* **Records for the exercise**
# # # # # # #

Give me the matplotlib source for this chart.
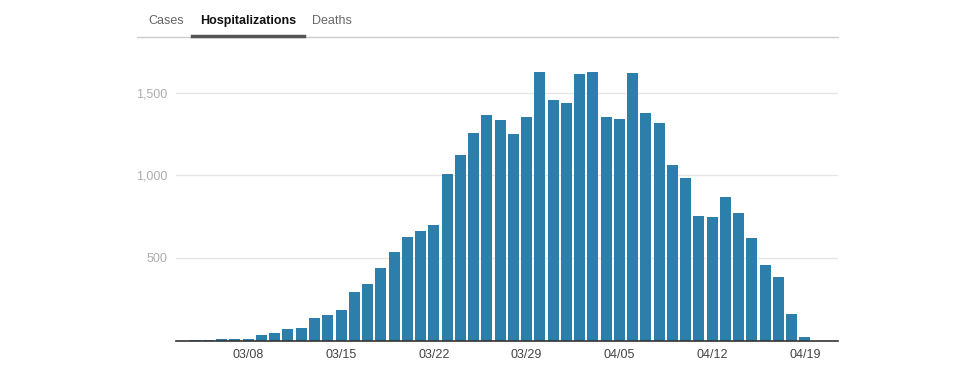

# # # # # # #

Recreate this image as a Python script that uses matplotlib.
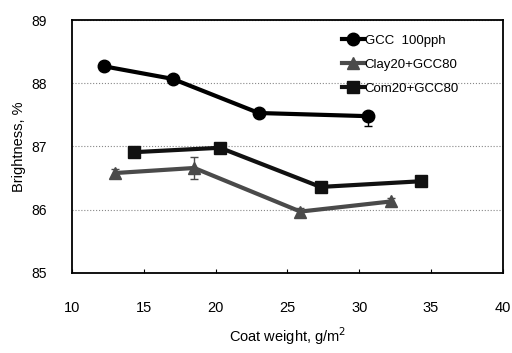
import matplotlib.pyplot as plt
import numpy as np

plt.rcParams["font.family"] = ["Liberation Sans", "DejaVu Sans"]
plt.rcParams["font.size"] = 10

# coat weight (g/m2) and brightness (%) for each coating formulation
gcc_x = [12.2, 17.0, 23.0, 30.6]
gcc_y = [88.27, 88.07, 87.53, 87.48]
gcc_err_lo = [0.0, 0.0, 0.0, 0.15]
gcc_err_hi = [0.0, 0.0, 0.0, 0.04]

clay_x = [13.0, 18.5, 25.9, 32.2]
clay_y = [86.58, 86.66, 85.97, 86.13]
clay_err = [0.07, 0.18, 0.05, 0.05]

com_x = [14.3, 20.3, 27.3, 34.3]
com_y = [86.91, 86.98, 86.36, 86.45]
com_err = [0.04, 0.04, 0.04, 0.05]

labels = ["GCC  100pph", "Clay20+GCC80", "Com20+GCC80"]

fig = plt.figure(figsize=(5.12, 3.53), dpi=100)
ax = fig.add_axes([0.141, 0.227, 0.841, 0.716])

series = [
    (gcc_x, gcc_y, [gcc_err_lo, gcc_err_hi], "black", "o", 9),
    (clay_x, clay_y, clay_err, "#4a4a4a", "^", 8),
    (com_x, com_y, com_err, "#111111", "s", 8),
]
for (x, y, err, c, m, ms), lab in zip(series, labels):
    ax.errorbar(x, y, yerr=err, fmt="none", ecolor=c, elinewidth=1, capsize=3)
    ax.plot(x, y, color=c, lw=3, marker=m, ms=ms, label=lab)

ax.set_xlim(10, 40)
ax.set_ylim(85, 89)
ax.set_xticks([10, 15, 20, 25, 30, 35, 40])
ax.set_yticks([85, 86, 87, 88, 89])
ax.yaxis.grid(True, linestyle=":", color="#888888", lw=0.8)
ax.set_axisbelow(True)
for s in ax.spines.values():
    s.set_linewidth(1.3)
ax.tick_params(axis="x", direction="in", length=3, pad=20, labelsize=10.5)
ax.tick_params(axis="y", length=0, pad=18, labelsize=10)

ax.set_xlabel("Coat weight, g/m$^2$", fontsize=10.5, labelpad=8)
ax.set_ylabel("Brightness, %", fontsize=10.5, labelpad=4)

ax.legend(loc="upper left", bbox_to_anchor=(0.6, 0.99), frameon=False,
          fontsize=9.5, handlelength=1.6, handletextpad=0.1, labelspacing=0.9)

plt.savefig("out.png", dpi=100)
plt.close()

# # # # # # #

* **Goal of the exercise**
Leave out every picture, then retype exactly the lines from the one containing "Recreate this image" through the one containing "clay_err = [0.07, 0.18, 0.05, 0.05]".

* **Response for this exercise**
Recreate this image as a Python script that uses matplotlib.
import matplotlib.pyplot as plt
import numpy as np

plt.rcParams["font.family"] = ["Liberation Sans", "DejaVu Sans"]
plt.rcParams["font.size"] = 10

# coat weight (g/m2) and brightness (%) for each coating formulation
gcc_x = [12.2, 17.0, 23.0, 30.6]
gcc_y = [88.27, 88.07, 87.53, 87.48]
gcc_err_lo = [0.0, 0.0, 0.0, 0.15]
gcc_err_hi = [0.0, 0.0, 0.0, 0.04]

clay_x = [13.0, 18.5, 25.9, 32.2]
clay_y = [86.58, 86.66, 85.97, 86.13]
clay_err = [0.07, 0.18, 0.05, 0.05]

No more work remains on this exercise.